In tutto ciò quello che sto cercando di imparare è un nuovo modo di prendermi cura delle persone  che  incontro, senza  porre troppo l’attenzione  su quello che di male abbiano compiuto ma guardando con occhi diversi donne e ragazze che, nella loro vulnerabilità, stanno passando attraverso sofferenze e difficoltà.

Commettere un crimine e infrangere la legge richiede un risarcimento, un pagamento alla società: non è semplice superare l’ostacolo del preconcetto che riguarda un detenuto. 
Porre l’attenzione sulla persona  prima che sul crimine che ha commesso non è un passaggio facile né immediato: in qualche modo e in certi momenti la legge de taglione prende il sopravvento nei nostri ragionamenti. 
“Andare oltre” l’azione compiuta per guardare la storia, la vicenda umana, i sentimenti della persona che, nella maggioranza delle volte, coltiva un’immagine di sé negativa e autodistruttiva significa, prima di tutto, riporre fiducia in lei credendo che un futuro diverso e migliore può essere contemplato.
La Pastorale Carceraria, per quanto riconosciuta e rispettata, non è che un piccolo colibrì che tenta di spegnere un incendio: eppure con la sua presenza costante e fedele nelle carceri deve continuare ad affermare che compimento della pena non significa solo esecuzione di un castigo(2). 
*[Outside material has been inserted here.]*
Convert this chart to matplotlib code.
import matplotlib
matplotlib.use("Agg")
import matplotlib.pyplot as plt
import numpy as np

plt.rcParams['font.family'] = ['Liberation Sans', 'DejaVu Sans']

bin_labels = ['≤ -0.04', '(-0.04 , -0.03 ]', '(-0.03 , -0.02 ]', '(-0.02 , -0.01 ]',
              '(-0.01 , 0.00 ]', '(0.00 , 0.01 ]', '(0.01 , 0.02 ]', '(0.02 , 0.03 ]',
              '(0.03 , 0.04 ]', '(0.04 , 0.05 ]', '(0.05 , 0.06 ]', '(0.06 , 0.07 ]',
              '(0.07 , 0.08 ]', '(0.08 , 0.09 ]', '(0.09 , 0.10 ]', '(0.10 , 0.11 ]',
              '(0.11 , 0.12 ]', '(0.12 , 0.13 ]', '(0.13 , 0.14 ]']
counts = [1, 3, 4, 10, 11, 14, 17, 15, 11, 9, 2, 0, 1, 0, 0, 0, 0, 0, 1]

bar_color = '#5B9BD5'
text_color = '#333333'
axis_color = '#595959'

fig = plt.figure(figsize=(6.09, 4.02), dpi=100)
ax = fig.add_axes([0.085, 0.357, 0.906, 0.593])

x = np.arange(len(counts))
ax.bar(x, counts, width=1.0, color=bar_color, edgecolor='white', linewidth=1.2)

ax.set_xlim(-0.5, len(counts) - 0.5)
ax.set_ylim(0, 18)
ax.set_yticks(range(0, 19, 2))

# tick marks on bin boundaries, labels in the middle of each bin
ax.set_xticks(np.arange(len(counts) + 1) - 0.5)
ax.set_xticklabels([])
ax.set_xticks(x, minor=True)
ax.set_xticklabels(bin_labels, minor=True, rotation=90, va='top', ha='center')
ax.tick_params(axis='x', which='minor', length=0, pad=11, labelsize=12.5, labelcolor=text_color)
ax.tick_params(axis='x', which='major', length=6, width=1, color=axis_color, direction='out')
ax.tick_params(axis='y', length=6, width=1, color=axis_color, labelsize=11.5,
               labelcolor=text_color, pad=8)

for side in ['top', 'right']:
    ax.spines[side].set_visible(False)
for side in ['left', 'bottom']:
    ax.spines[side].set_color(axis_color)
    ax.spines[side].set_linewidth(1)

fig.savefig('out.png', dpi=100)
Il periodo di detenzione dovrebbe trasformarsi in una possibilità effettiva di redenzione e educazione per queste persone: e il carcere, così come è pensato, è molte volte solo luogo privilegiato per formare delinquenti e criminali.
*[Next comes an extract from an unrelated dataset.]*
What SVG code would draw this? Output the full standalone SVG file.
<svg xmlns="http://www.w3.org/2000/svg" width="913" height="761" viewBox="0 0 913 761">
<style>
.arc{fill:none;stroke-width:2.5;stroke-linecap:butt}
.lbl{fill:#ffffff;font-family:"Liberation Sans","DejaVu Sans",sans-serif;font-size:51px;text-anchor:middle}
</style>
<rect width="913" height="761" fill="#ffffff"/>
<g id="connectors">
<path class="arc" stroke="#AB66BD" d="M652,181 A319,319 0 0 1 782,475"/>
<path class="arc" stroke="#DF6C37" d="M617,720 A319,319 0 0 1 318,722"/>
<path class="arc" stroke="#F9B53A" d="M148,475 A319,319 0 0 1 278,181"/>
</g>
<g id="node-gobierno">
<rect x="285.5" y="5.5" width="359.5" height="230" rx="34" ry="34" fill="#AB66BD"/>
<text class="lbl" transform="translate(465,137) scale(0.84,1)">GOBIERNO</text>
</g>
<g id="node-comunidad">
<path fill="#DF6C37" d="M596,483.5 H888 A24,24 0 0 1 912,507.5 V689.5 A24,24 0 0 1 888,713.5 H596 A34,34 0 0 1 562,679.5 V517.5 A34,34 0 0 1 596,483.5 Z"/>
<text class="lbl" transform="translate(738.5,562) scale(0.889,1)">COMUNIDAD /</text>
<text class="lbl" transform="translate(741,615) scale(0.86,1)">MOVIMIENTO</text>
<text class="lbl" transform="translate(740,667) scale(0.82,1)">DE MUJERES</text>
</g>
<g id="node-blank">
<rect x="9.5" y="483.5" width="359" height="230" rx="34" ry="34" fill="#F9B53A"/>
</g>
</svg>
Mi piacciono le parole che ho letto poco tempo fa in un libro che affrontava l’argomento del sistema penitenziario: “È al cuore del delinquente che, per guarirlo, dobbiamo arrivare(…) La mancanza di amore non si riempie se non con l’amore. L’amore con l’amore si paga. La cura di cui il prigioniero ha bisogno è una cura di amore”.

(1) se qualcuno fosse interessato può guardare:
      http://www.youtube.com/watch?v=uKD0s0Qhxd4
(2) la storia racconta che un giorno nella foresta scoppiò un incendio talmente vasto che nessuno riusciva a spegnerlo: il colibrì, pur nella sua piccolezza, cominciò a volare dalla cascata al fuoco trasportando semplici gocce d’acqua. Il suo coraggio fu esempio per il resto degli animali a fare la loro   parte   e   a   salvare,   infine,   la   foresta.   L’insegnamento   è   che   non   importa   se   l’incendio   si spegnerà, l’importante è fare tutto quel che è possibile perché questo avvenga.